In taking my seat in the main house at Curve I am reminded that that it is rare that I have been to see a straight drama on the Curve stage. So tonight feels different but a good different and almost old fashioned as the big red curtains are drawn across the broad width of the stage ready to reveal Pinter’s The Homecoming.

This touring production of the classic Harold Pinter play, The Homecoming, proves well worth the visit. There are some well-known names in the cast such as Keith Allen (Max), Mathew Horne (Lenny), Ian Bartholomew (Sam) plus Geoffrey Lumb (Joey), Sam Alexander (Teddy) and Shanaya Rafaat (Ruth). The piece is directed by Jamie Glover and Glover and the cast demonstrate well how Pinter should be played to the best degree by effecting those famous pauses to give substance and hidden interpretations to the silence. You might say that a lot can be heard in the silent moments and it is up to the audience member to give their own interpretation to the unspoken stories. That there Harold Pinter was a genius of theatre writing and of the style known as comedy menace.

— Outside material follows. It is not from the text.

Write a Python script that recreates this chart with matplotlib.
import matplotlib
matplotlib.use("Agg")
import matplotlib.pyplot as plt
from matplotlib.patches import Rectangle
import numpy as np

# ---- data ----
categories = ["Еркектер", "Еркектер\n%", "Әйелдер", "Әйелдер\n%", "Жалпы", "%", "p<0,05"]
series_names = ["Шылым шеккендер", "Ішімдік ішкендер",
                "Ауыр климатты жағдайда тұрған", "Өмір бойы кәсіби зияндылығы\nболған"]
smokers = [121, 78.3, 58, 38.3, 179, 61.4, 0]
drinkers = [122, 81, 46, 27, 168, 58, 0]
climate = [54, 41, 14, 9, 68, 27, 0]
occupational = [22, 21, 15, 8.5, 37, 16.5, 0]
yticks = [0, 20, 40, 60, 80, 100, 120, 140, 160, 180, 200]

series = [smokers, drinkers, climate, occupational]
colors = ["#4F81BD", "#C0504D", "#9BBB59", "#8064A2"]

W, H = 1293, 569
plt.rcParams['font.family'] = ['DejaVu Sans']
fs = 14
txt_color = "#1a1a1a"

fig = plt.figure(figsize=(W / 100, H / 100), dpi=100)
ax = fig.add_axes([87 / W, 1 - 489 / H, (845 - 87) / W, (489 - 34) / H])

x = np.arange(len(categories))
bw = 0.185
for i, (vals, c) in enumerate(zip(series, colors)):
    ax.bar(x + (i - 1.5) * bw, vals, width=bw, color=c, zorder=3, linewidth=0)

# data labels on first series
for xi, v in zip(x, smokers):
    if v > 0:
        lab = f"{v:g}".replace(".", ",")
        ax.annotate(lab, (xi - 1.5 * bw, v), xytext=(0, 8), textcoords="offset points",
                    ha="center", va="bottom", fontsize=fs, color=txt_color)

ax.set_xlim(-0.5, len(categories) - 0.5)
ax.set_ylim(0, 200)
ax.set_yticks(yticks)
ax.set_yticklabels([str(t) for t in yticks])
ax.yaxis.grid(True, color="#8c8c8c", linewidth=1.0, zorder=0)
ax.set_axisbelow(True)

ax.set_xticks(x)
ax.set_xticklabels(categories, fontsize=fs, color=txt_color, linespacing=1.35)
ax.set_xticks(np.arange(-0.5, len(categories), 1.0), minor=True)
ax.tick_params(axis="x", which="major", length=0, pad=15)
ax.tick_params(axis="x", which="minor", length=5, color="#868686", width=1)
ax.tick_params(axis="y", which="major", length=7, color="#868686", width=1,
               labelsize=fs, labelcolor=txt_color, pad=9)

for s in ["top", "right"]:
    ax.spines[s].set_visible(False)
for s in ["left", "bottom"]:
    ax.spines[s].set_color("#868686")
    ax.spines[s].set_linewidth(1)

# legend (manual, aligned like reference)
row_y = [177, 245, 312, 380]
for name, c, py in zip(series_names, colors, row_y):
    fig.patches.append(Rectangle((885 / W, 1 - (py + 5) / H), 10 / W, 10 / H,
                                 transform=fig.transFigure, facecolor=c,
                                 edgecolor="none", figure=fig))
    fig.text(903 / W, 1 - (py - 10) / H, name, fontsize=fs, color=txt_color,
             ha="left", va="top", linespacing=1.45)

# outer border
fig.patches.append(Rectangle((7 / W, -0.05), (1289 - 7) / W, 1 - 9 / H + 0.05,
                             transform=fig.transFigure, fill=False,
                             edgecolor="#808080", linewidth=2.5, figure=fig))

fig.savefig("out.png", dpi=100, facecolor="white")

Familiar faces Mathew Horne and Keith Allen show us how brilliantly versatile they are as actors especially with Horne being perceived as the nice guy off the telly. In this gripping drama his slippery character Lenny is definitely not the nice guy. From the very start Borne’s fruity language to Allen, his aged (and unsympathetic) father Max, sets the tone for an uncomfortable evening at home chez Max, his brother Sam and his sons all living under the same roof in constant disharmony. Then we have the homecoming itself with Teddy (Sam Alexander) arriving unexpectedly from America with his wife Ruth (Shanaya Rafaat) in the wee small hours to a family home described by Teddy to his wife as ‘warm and comfortable and friendly’. Never has a description been so wrongly placed or ironic.

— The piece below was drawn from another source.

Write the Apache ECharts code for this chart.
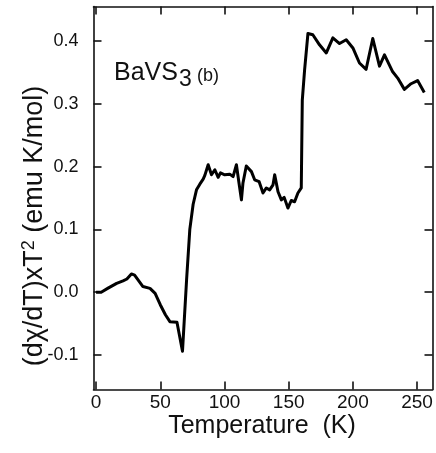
<!DOCTYPE html>
<html>
<head>
<meta charset="utf-8">
<style>
  html, body { margin: 0; padding: 0; background: #fff; }
  #chart { width: 436px; height: 453px; }
</style>
<script src="https://cdn.jsdelivr.net/npm/echarts@6/dist/echarts.min.js"></script>
</head>
<body>
<div id="chart"></div>
<script>
// Temperature (K)
const temperature = [
  0, 4, 9, 16, 21, 24, 27.5, 30, 36.5, 42, 46, 50, 54, 57.5, 63, 67.3,
  70.5, 73, 75.6, 78.2, 80.8, 83.4, 84.7, 87.3, 89.9, 92.5, 95.1, 96.9,
  100.2, 104.1, 106.7, 109.3, 111.3, 113.2, 114.4, 117, 121, 123.5, 127,
  130, 132.6, 135.2, 137.8, 139.1, 141.7, 144.3, 146.5, 149.4, 152, 154.6,
  157.2, 159.8, 160.6, 162.4, 165, 168.8, 174, 179.3, 184.4, 189.6, 194.8,
  200, 205.1, 210.3, 215.5, 220.7, 224.6, 231, 234.9, 240.1, 245.3, 250.4, 255.6
];
// (dχ/dT)·T² (emu K/mol)
const dchiT2 = [
  0.000, 0.000, 0.006, 0.014, 0.018, 0.021, 0.029, 0.027, 0.009, 0.006, -0.002, -0.020, -0.036, -0.047, -0.048, -0.094,
  0.020, 0.100, 0.140, 0.163, 0.172, 0.180, 0.186, 0.203, 0.187, 0.195, 0.183, 0.190,
  0.187, 0.188, 0.184, 0.203, 0.174, 0.147, 0.174, 0.201, 0.192, 0.179, 0.176,
  0.158, 0.166, 0.163, 0.171, 0.187, 0.160, 0.147, 0.151, 0.134, 0.146, 0.144,
  0.158, 0.166, 0.306, 0.354, 0.412, 0.410, 0.394, 0.381, 0.405, 0.396, 0.402,
  0.389, 0.365, 0.355, 0.404, 0.360, 0.378, 0.351, 0.341, 0.323, 0.332, 0.337, 0.318
];
const xTicks = [0, 50, 100, 150, 200, 250];
const yTicks = [-0.1, 0.0, 0.1, 0.2, 0.3, 0.4];

const points = temperature.map((t, i) => [t, dchiT2[i]]);

const FONT = '"Liberation Sans", Arial, Helvetica, sans-serif';
const frame = { show: true, onZero: false, lineStyle: { color: '#111', width: 1.6 } };
const tick = (vals) => ({ show: true, inside: true, length: 8, customValues: vals, lineStyle: { color: '#111', width: 1.6 } });

const chart = echarts.init(document.getElementById('chart'), null, { renderer: 'canvas' });
chart.setOption({
  animation: false,
  backgroundColor: '#fff',
  grid: { left: 93.5, right: 3.5, top: 6.5, bottom: 63.5, containLabel: false },
  xAxis: [
    {
      type: 'value', min: -2, max: 262, position: 'bottom',
      axisLine: frame, axisTick: tick(xTicks), splitLine: { show: false },
      axisLabel: { customValues: xTicks, margin: 4, color: '#111', fontSize: 19, fontFamily: FONT }
    },
    {
      type: 'value', min: -2, max: 262, position: 'top',
      axisLine: frame, axisTick: tick(xTicks), splitLine: { show: false },
      axisLabel: { show: false }
    }
  ],
  yAxis: [
    {
      type: 'value', min: -0.155, max: 0.455, position: 'left',
      axisLine: frame, axisTick: tick(yTicks), splitLine: { show: false },
      axisLabel: {
        customValues: yTicks, margin: 15, color: '#111', fontSize: 18, fontFamily: FONT,
        formatter: (v) => v.toFixed(1)
      }
    },
    {
      type: 'value', min: -0.155, max: 0.455, position: 'right',
      axisLine: frame, axisTick: tick(yTicks), splitLine: { show: false },
      axisLabel: { show: false }
    }
  ],
  series: [{
    type: 'line',
    data: points,
    showSymbol: false,
    lineStyle: { color: '#000', width: 3, join: 'round' },
    xAxisIndex: 0, yAxisIndex: 0
  }],
  graphic: [
    {
      type: 'text', x: 262, y: 426,
      style: { text: 'Temperature  (K)', font: '25px ' + FONT, fill: '#111', align: 'center', verticalAlign: 'middle' }
    },
    {
      type: 'text', x: 35, y: 226, rotation: Math.PI / 2,
      style: {
        text: '(dχ/dT)xT{sup|2} (emu K/mol)',
        fontSize: 27, fontFamily: FONT, fill: '#111', align: 'center', verticalAlign: 'middle',
        rich: { sup: { fontSize: 18, fontFamily: FONT, fill: '#111', verticalAlign: 'top', padding: [0, 0, 12, 0] } }
      }
    },
    {
      type: 'text', x: 114, y: 73,
      style: { text: 'BaVS', font: '25px ' + FONT, fill: '#111', align: 'left', verticalAlign: 'middle' }
    },
    {
      type: 'text', x: 179, y: 80,
      style: { text: '3', font: '23px ' + FONT, fill: '#111', align: 'left', verticalAlign: 'middle' }
    },
    {
      type: 'text', x: 197, y: 76,
      style: { text: '(b)', font: '18px ' + FONT, fill: '#111', align: 'left', verticalAlign: 'middle' }
    }
  ]
});
</script>
</body>
</html>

The house set itself created by Liz Ascroft is a strange affair that has the uneasy feel of a house that has had a history of violence. The stage level is sparsely decorated with an assortment of ordinary sticks of furniture that one might see in any down-at-heel post war London town house with the matriarch’s chair sat commanding centre stage. Even the chair itself seems to have a personality that says “Sit in me if you dare”. On the massive back wall is an extraordinarily tall staircase echoing a bad dream or even nightmare. With exquisite use of subtle lighting (Johanna Town) and sound design (Max Pappenheim) we get strong impressions of bedrooms upstairs, the front lobby and a kitchenette all offstage. Town’s pulsating lighting coupled with a dangerous and dynamic soundscape from Pappenheim breaks up the text in parts giving a nightmarish vision of human displacement and creepy house memories.
The acting from the whole cast is top class with dialogue that goes from poetically banal, super aggressive to downright offensive. Max’s misogynistic tirade at Ruth where he calls her a trollop, a tart, a prostitute and much worse still has the power to shock and heaven knows what an audience in 1965 would have thought. Many of them walked out in disgust. Today, we are verbally pushed back in our seats at the savage lambasting and wonder at the reasons why any man would treat a woman so.

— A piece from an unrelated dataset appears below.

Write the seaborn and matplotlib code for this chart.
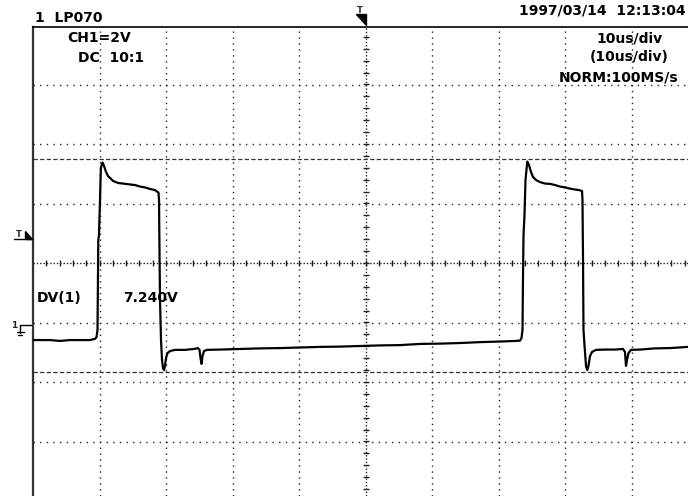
import numpy as np
import matplotlib
matplotlib.use("Agg")
import matplotlib.pyplot as plt
from matplotlib.patches import Polygon
from matplotlib.lines import Line2D
import seaborn as sns

# ---------------- data (time in us, voltage in V; 10us/div, 2V/div) ----------------
time_us = [-50.00, -47.44, -45.94, -44.44, -42.93, -41.43, -40.68, -40.45,
           -40.30, -40.18, -40.08, -39.92, -39.80, -39.55,
           -39.32, -39.02, -38.72, -38.42, -37.97, -37.22, -36.47, -35.41,
           -34.66, -33.91, -33.16, -32.41, -31.65, -31.35, -31.13,
           -31.05, -30.98, -30.90, -30.75, -30.60, -30.45, -30.30, -30.15,
           -30.00, -29.77, -29.40, -28.65, -27.14, -25.79, -25.19, -24.96,
           -24.81, -24.66, -24.51, -24.29, -23.83, -21.88, -18.87, -15.86,
           -12.86, -9.85, -6.84, -3.83, -0.83, 2.18, 5.19, 8.20, 11.20,
           14.21, 17.22, 20.23, 22.48, 23.23, 23.46,
           23.61, 23.68, 23.76, 23.91, 24.06, 24.33,
           24.59, 24.89, 25.19, 25.64, 26.24, 26.99, 27.74, 28.50, 29.25,
           30.00, 30.75, 31.50, 32.11, 32.56,
           32.63, 32.71, 32.78, 32.93, 33.16, 33.35, 33.53, 33.76, 34.06,
           34.66, 36.02, 37.52, 38.72, 39.02, 39.17, 39.32, 39.55, 39.92,
           41.28, 43.53, 45.79, 48.50, 50.00]
volts = [-2.59, -2.59, -2.62, -2.59, -2.59, -2.59, -2.55, -2.49,
         -2.25, 0.77, 0.94, 2.12, 3.19, 3.38,
         3.26, 3.06, 2.92, 2.86, 2.76, 2.69, 2.67, 2.64,
         2.62, 2.57, 2.54, 2.49, 2.45, 2.40, 2.37,
         2.12, 0.44, -1.24, -2.59, -3.26, -3.53, -3.60, -3.46,
         -3.19, -3.03, -2.96, -2.92, -2.92, -2.89, -2.86, -2.92,
         -3.19, -3.39, -3.13, -2.96, -2.92, -2.91, -2.89, -2.87,
         -2.86, -2.84, -2.82, -2.81, -2.79, -2.77, -2.76, -2.72, -2.71,
         -2.69, -2.66, -2.64, -2.62, -2.61, -2.52,
         -2.25, -0.57, 0.94, 1.61, 2.79, 3.41,
         3.29, 3.06, 2.89, 2.79, 2.72, 2.67, 2.66, 2.62, 2.57,
         2.54, 2.50, 2.47, 2.45, 2.42,
         2.12, 0.10, -2.25, -2.76, -3.46, -3.60, -3.46, -3.13, -2.99,
         -2.92, -2.91, -2.91, -2.89, -2.99, -3.46, -3.26, -3.03, -2.92,
         -2.91, -2.87, -2.86, -2.82, -2.81]

cursor_levels = [3.50, -3.68]
v_grid = [-6, -4, -2, 2, 4, 6]
t_grid = [-40, -30, -20, -10, 10, 20, 30, 40]

header_left = "1  LP070"
header_right = "1997/03/14  12:13:04"
ch_label = "CH1=2V"
coupling_label = "DC  10:1"
timebase_labels = ["10us/div", "(10us/div)", "NORM:100MS/s"]
dv_label = "DV(1)"
dv_value = "7.240V"

# ---------------- figure ----------------
sns.set_theme(style="white")
plt.rcParams["font.family"] = ["DejaVu Sans"]

W, H = 688, 496
fig = plt.figure(figsize=(W / 100, H / 100), dpi=100, facecolor="white")
ax = fig.add_axes([33 / W, 0, 665 / W, 1 - 27 / H])
ax.set_facecolor("white")

def P(x, y):
    return (x / W, 1 - y / H)

dot = "#222222"
for v in v_grid:
    ax.axhline(v, color=dot, lw=1.0, ls=(0, (1, 3.78)), zorder=1)
for t in t_grid:
    ax.axvline(t, color=dot, lw=1.0, ls=(0, (1, 3.28)), zorder=1)

# centre axes with small ticks
ax.axhline(0, color=dot, lw=1.0, ls=(0, (1, 1.4)), zorder=1)
ax.axvline(0, color=dot, lw=1.0, ls=(0, (1, 1.4)), zorder=1)
tt = np.arange(-48, 50, 2)
ax.plot(tt, np.zeros_like(tt), ls="none", marker="|", ms=4, mew=1.0, color=dot, zorder=1)
vv = np.arange(-7.6, 8.0, 0.4)
ax.plot(np.zeros_like(vv), vv, ls="none", marker="_", ms=5, mew=1.0, color=dot, zorder=1)

# cursors
for c in cursor_levels:
    ax.axhline(c, color="#333333", lw=0.9, ls=(0, (3.44, 1.84)), zorder=2)

# trace
sns.lineplot(x=time_us, y=volts, ax=ax, sort=False, estimator=None,
             color="black", lw=1.6, legend=False, zorder=3)

ax.set_xlim(-50, 50)
ax.set_ylim((263 - 496) / 29.75, (263 - 27) / 29.75)
ax.set_xticks([])
ax.set_yticks([])
ax.set_xlabel("")
ax.set_ylabel("")
for s in ["right", "bottom"]:
    ax.spines[s].set_visible(False)
ax.spines["top"].set_color("black")
ax.spines["top"].set_linewidth(1.2)
ax.spines["left"].set_color("#333333")
ax.spines["left"].set_linewidth(1.6)

# ---------------- texts ----------------
tk = dict(fontsize=10, fontweight="bold", color="black", va="baseline")
fig.text(*P(35, 21.5), header_left, ha="left", **tk)
fig.text(*P(686, 15), header_right, ha="right", **tk)
fig.text(*P(67, 42), ch_label, ha="left", **tk)
fig.text(*P(78, 61.5), coupling_label, ha="left", **tk)
fig.text(*P(630, 42), timebase_labels[0], ha="center", **tk)
fig.text(*P(629.5, 61), timebase_labels[1], ha="center", **tk)
fig.text(*P(618.5, 81.5), timebase_labels[2], ha="center", **tk)
fig.text(*P(37, 302), dv_label, ha="left", **tk)
fig.text(*P(123, 302), dv_value, ha="left", **tk)

# trigger marker (top)
fig.text(*P(359.5, 13), "T", ha="center", va="baseline", fontsize=6, fontweight="bold")
fig.add_artist(Polygon([P(356, 14), P(366, 14), P(366, 25)], closed=True,
                       transform=fig.transFigure, color="black"))
# trigger level marker (left)
fig.text(*P(19, 237), "T", ha="center", va="baseline", fontsize=6, fontweight="bold")
fig.add_artist(Line2D([14 / W, 32 / W], [1 - 238.5 / H, 1 - 238.5 / H],
                      transform=fig.transFigure, color="black", lw=1.0))
fig.add_artist(Polygon([P(25, 231), P(25, 238.5), P(32, 238.5)], closed=True,
                       transform=fig.transFigure, color="black"))
# ground marker
fig.text(*P(14.5, 328), "1", ha="center", va="baseline", fontsize=6.5, fontweight="bold")
for xs, ys in [((20, 20), (325, 333)), ((20, 30.5), (325, 325)),
               ((16.5, 23.5), (332, 332)), ((18, 22), (334.5, 334.5))]:
    fig.add_artist(Line2D([x / W for x in xs], [1 - y / H for y in ys],
                          transform=fig.transFigure, color="black", lw=1.0))

fig.savefig("out.png", dpi=100, facecolor="white")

For those who are now wondering if it is a comedy I would say there are some comic interchanges and a sparse and witty text but it is all of a dark nature. That said, this is a classic from Pinter’s huge output of always challenging plays and certainly deserves to be seen.

Pinter’s early dramas were influenced by the absurdist playwright Sam Beckett. Pinter rejected all what he called didactic or moralising theatre as sentimental and unconvincing. Pinter’s found skill was in presenting deliberately ambiguous and almost anonymous people victimised by nameless forces or threatened by apparently motiveless games of dominance and subservience. In the 1950s his plays were often dismissed as incomprehensible and obscure. How times and attitudes change. His breakthrough came with The Caretaker in 1960 where audiences could identify with the generalised symbolism of the struggle of its characters and situations. The claustrophobically enclosed setting, like in The Homecoming, offered a reductionist image of existence coupled with naturalistic performances. The Homecoming becomes a male dominated dog-eat-dog attack on 1960s society and women through its cruel parody of a meet-the-family type drama. But beware the woman scorned!!! Beware.
The Homecoming runs at Curve Leicester until Saturday 30th April and if you like your drama’s with a twist in the tail or a proverbial knife in the back, this one is for you.